Darley Prix Morny winner Dabirism

Sunday Silence dominated Japanese breeding throughout his phenomenally successful stud career, and now his sons seem to have things similarly sewn up there. However, he has been given precocious few chances to prove his merit as a sire of sires in the other major racing nations.

The few Sunday Silence stallions, though, who have been sent abroad have generally done very well, notwithstanding the fact that they have generally been afforded scant opportunities by mare-owners.

One might have thought that, after the Sunday Silence stallion Divine Light had come up with the 2008 1,000 Guineas winner Natagora from the small book of mares which he had covered at Haras de Lonray in France, we’d be seeing more Sunday Silence stallions given more chances in Europe.

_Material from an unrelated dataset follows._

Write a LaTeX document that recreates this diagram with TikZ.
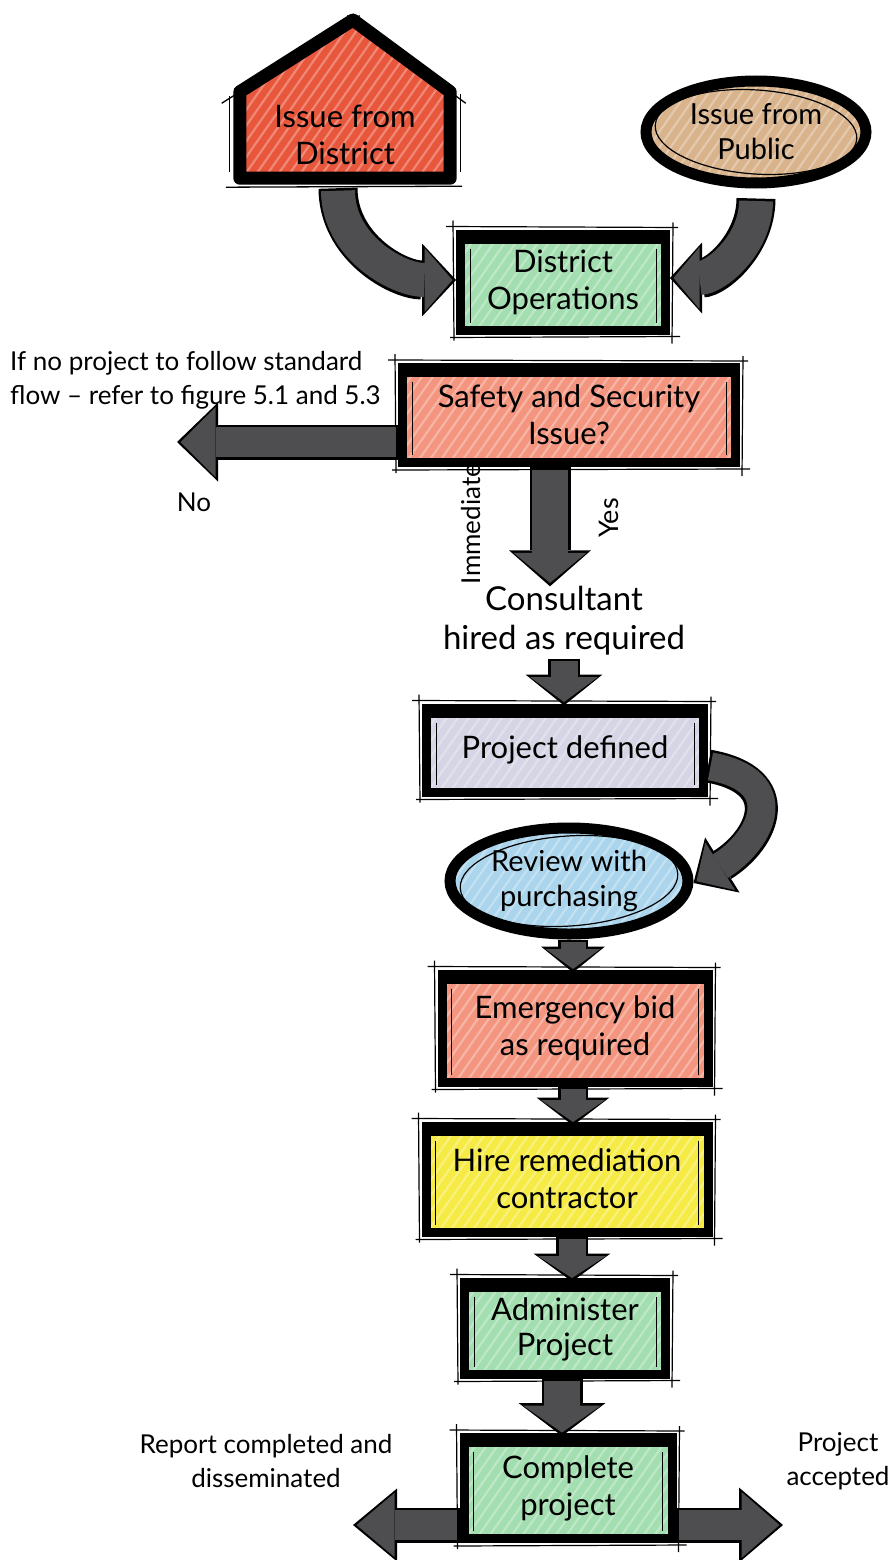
\documentclass[tikz,border=0pt]{standalone}
\usepackage{fontspec}
\setmainfont{Lato}
\usetikzlibrary{arrows.meta,shapes.geometric,patterns.meta,backgrounds,calc}

\definecolor{housered}{HTML}{E8563C}
\definecolor{tanfill}{HTML}{D8B38B}
\definecolor{mint}{HTML}{A2DEB0}
\definecolor{salmon}{HTML}{F3957F}
\definecolor{lavender}{HTML}{D5D5E5}
\definecolor{skyfill}{HTML}{ABD5EC}
\definecolor{lemon}{HTML}{F6EB45}
\definecolor{arrowgrey}{HTML}{4E4E50}

\newcommand\boxfont{\fontsize{31}{37}\selectfont}
\newcommand\blobfont{\fontsize{29}{35}\selectfont}
\newcommand\notefont{\fontsize{26}{34}\selectfont}

% fat marker arrow: #1 shaft width, #2 head width, #3 head length, #4 path
\newcommand\fatarrow[4]{%
  \pgfmathsetmacro\outw{#1+5}\pgfmathsetmacro\outhw{#2+9}\pgfmathsetmacro\outhl{#3+6}%
  \draw[line width=\outw pt, draw=black,
        -{Triangle[line width=0pt,width=\outhw pt,length=\outhl pt]}] #4;
  \draw[line width=#1pt, draw=arrowgrey, shorten >=3.5pt, shorten <=2.5pt,
        -{Triangle[line width=0pt,width=#2pt,length=#3pt]}] #4;}

% marker-style extra strokes around a box
\newcommand\roughbox[1]{%
  \draw[line width=6pt] ([yshift=-11]#1.north west) -- ([yshift=-11]#1.north east);
  \draw[line width=1.2pt] ([shift={(-10,3)}]#1.north west) -- ([shift={(8,2)}]#1.north east);
  \draw[line width=1.2pt] ([shift={(-6,-3)}]#1.south west) -- ([shift={(10,-2)}]#1.south east);
  \draw[line width=1.2pt] ([shift={(-3,9)}]#1.north west) -- ([shift={(-2,-6)}]#1.south west);
  \draw[line width=1.2pt] ([shift={(3,7)}]#1.north east) -- ([shift={(2,-9)}]#1.south east);
  \draw[line width=1pt] ([shift={(14,-19)}]#1.north west) -- ([shift={(14,12)}]#1.south west);
  \draw[line width=1pt] ([shift={(-14,-19)}]#1.north east) -- ([shift={(-14,12)}]#1.south east);}

\begin{document}
\begin{tikzpicture}[x=1pt,y=1pt,
  hatch/.style={pattern={Lines[angle=55,distance=9pt,line width=2.2pt]},
                pattern color=white, opacity=0.3},
  stepbox/.style={rectangle, draw=black, line width=9pt, preaction={fill=#1},
                  preaction={hatch}, align=center, inner sep=0pt, font=\boxfont},
  blob/.style={ellipse, draw=black, line width=11pt, preaction={fill=#1},
               preaction={hatch}, align=center, inner xsep=0pt, inner ysep=-8pt,
               font=\blobfont},
  note/.style={align=center, inner sep=0pt, font=\notefont},
  bigtext/.style={align=center, inner sep=0pt, font=\fontsize{33}{39}\selectfont}]

\path[use as bounding box] (0,0) rectangle (891,-1560);

% ---------- sources ----------
\coordinate (apex) at (353,-20);
\node[rectangle, minimum width=210pt, minimum height=86pt, inner sep=0pt,
      align=center, font=\boxfont] (house) at (345,-135) {Issue from\\District};
\begin{pgfonlayer}{background}
  \draw[line width=13pt, line join=round, preaction={fill=housered}, preaction={hatch}]
    (house.south west) -- (house.north west) -- (apex) -- (house.north east)
    -- (house.south east) -- cycle;
\end{pgfonlayer}
\draw[line width=1.3pt] ($(house.north west)!-0.16!(apex)$) -- ($(apex)!-0.06!(house.north west)$);
\draw[line width=1.3pt] ($(house.north east)!-0.16!(apex)$) -- ($(apex)!-0.06!(house.north east)$);
\draw[line width=1.3pt] ([shift={(-14,-9)}]house.south west) -- ([shift={(12,-8)}]house.south east);
\draw[line width=1pt] ([shift={(-10,-4)}]house.north west) -- ([shift={(-10,6)}]house.south west);
\draw[line width=1pt] ([shift={(10,-2)}]house.north east) -- ([shift={(10,6)}]house.south east);

\node[blob=tanfill, minimum width=220pt, minimum height=102pt] (pub) at (756,-132) {Issue from\\Public};
\draw[line width=1.2pt, rotate around={-4:(pub.center)}] (pub.center) ellipse [x radius=101, y radius=42];

% ---------- main flow ----------
\node[stepbox=mint, minimum width=205pt, minimum height=96pt] (ops) at (563,-282) {District\\Operations};
\roughbox{ops}

\node[note, anchor=west, align=left] (ifno) at (10,-380)
  {If no project to follow standard\\flow -- refer to figure 5.1 and 5.3};

\node[stepbox=salmon, minimum width=333pt, minimum height=95pt] (sf) at (569,-415) {Safety and Security\\Issue?};
\roughbox{sf}
\coordinate (noend) at (177,-442);
\node[note] (no) at (194,-502) {No};
\node[note, rotate=90] (imm) at (471,-524) {Immediate};
\node[note, rotate=90, font=\fontsize{27}{30}\selectfont] (yes) at (609,-518) {Yes};

\node[bigtext] (cons) at (564,-621) {Consultant\\hired as required};

\node[stepbox=lavender, minimum width=277pt, minimum height=84pt] (pd) at (565,-750) {Project defined};
\roughbox{pd}

\node[blob=skyfill, minimum width=238pt, minimum height=106pt] (rv) at (569,-881) {Review with\\purchasing};
\draw[line width=1.2pt, rotate around={4:(rv.center)}] (rv.center) ellipse [x radius=109, y radius=45];

\node[stepbox=salmon, minimum width=266pt, minimum height=108pt] (em) at (575,-1028) {Emergency bid\\as required};
\roughbox{em}

\node[stepbox=lemon, minimum width=282pt, minimum height=106pt] (hr) at (567,-1179) {Hire remediation\\contractor};
\roughbox{hr}

\node[stepbox=mint, minimum width=201pt, minimum height=92pt,
      font=\fontsize{31}{35}\selectfont, text depth=2pt] (ad) at (565,-1328) {Administer\\Project};
\roughbox{ad}

\node[stepbox=mint, minimum width=208pt, minimum height=101pt] (cp) at (568,-1488) {Complete\\project};
\roughbox{cp}

\node[note] (rep) at (266,-1461) {Report completed and\\disseminated};
\node[note] (acc) at (838,-1461) {Project\\accepted};
\coordinate (repend) at (353,-1525);
\coordinate (accend) at (783,-1525);

% ---------- connectors ----------
\fatarrow{34}{64}{28}{([shift={(-7,-10)}]house.south) to[out=-90,in=180] ([yshift=2]ops.west)}
\fatarrow{34}{62}{26}{([yshift=-10]pub.south) to[out=-90,in=0] ([yshift=4]ops.east)}
\fatarrow{30}{70}{35}{([yshift=-27]sf.west) -- (noend)}
\fatarrow{36}{73}{30}{([xshift=-19]sf.south) -- ([xshift=-19]sf.south |- cons.north)}
\fatarrow{27}{68}{25}{([yshift=-3]cons.south) -- ([yshift=-2]cons.south |- pd.north)}
\fatarrow{28}{56}{28}{([yshift=-16]pd.east) to[out=-10,in=32,looseness=1.8] ([yshift=-2]rv.east)}
\fatarrow{25}{55}{20}{([xshift=4]rv.south) -- ([shift={(4,-3)}]rv.south |- em.north)}
\fatarrow{25}{64}{22}{([xshift=-2]em.south) -- ([shift={(-2,-4)}]em.south |- hr.north)}
\fatarrow{27}{68}{22}{([xshift=5]hr.south) -- ([shift={(5,-4)}]hr.south |- ad.north)}
\fatarrow{36}{78}{27}{([xshift=-3]ad.south) -- ([shift={(-3,-3)}]ad.south |- cp.north)}
\fatarrow{30}{64}{38}{([yshift=-37]cp.west) -- (repend)}
\fatarrow{30}{66}{38}{([yshift=-37]cp.east) -- (accend)}

\end{tikzpicture}
\end{document}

However, that still hasn’t come to pass to any significant extent – but that could all change henceforth, following Dabirsim’s emergence as a two-year-old of exceptional promise.

The Prix Morny (first run in 1865, the year after the course’s founding) has long been one of Europe’s top juvenile races, its past winners including such champions as My Swallow, Blushing Groom, Machiavellian, Arazi, Zafonic, Johannesburg, Divine Proportions and last year’s winner Dream Ahead.

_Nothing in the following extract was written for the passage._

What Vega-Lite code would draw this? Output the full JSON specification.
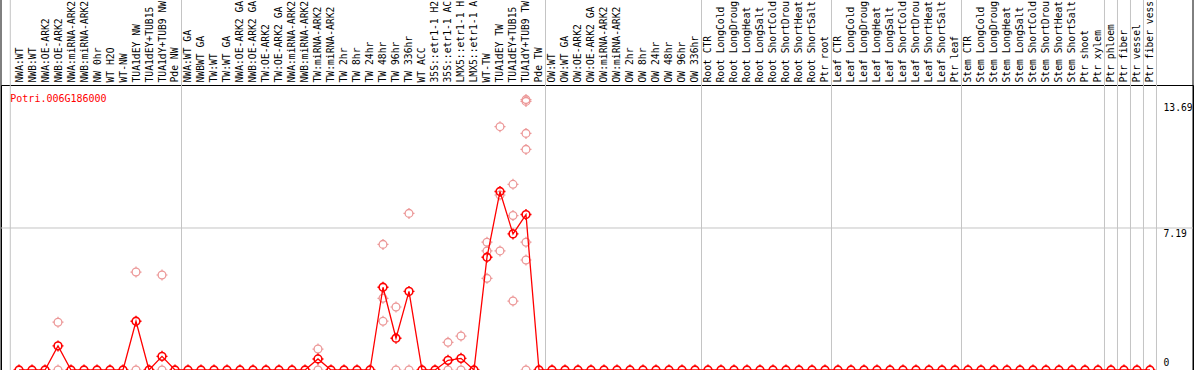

By taking the race in effortless style on Sunday, the Christophe Ferland-trained Dabirsim looked as if he deserves to be mentioned in the same class. He looks set to advertise the claims of his sire Hat Trick and thus the merit of Sunday Silence sires in general.

Hat Trick, a dark brown Japanese-bred son of Sunday Silence from the Lost Code mare Tricky Code, was a Grade One winner in his homeland as well as in Hong Kong (where he landed the HK Mile in 2005). Dabirsim is one of three winners to have emerged so far from his first crop, conceived in America at Walmac Farm in Kentucky, where he stands for $6,000.

His victory could not have come at a better time for the team at Haras de Grandcamp which consigns a half-sister to the Morny winner at Arqana’s August Sale on Thursday. The February-foaled filly is by one of France’s leading sires, the Haras du Logis-based stallion Slickly, whose son Meandre won the Grand Prix de Paris in July.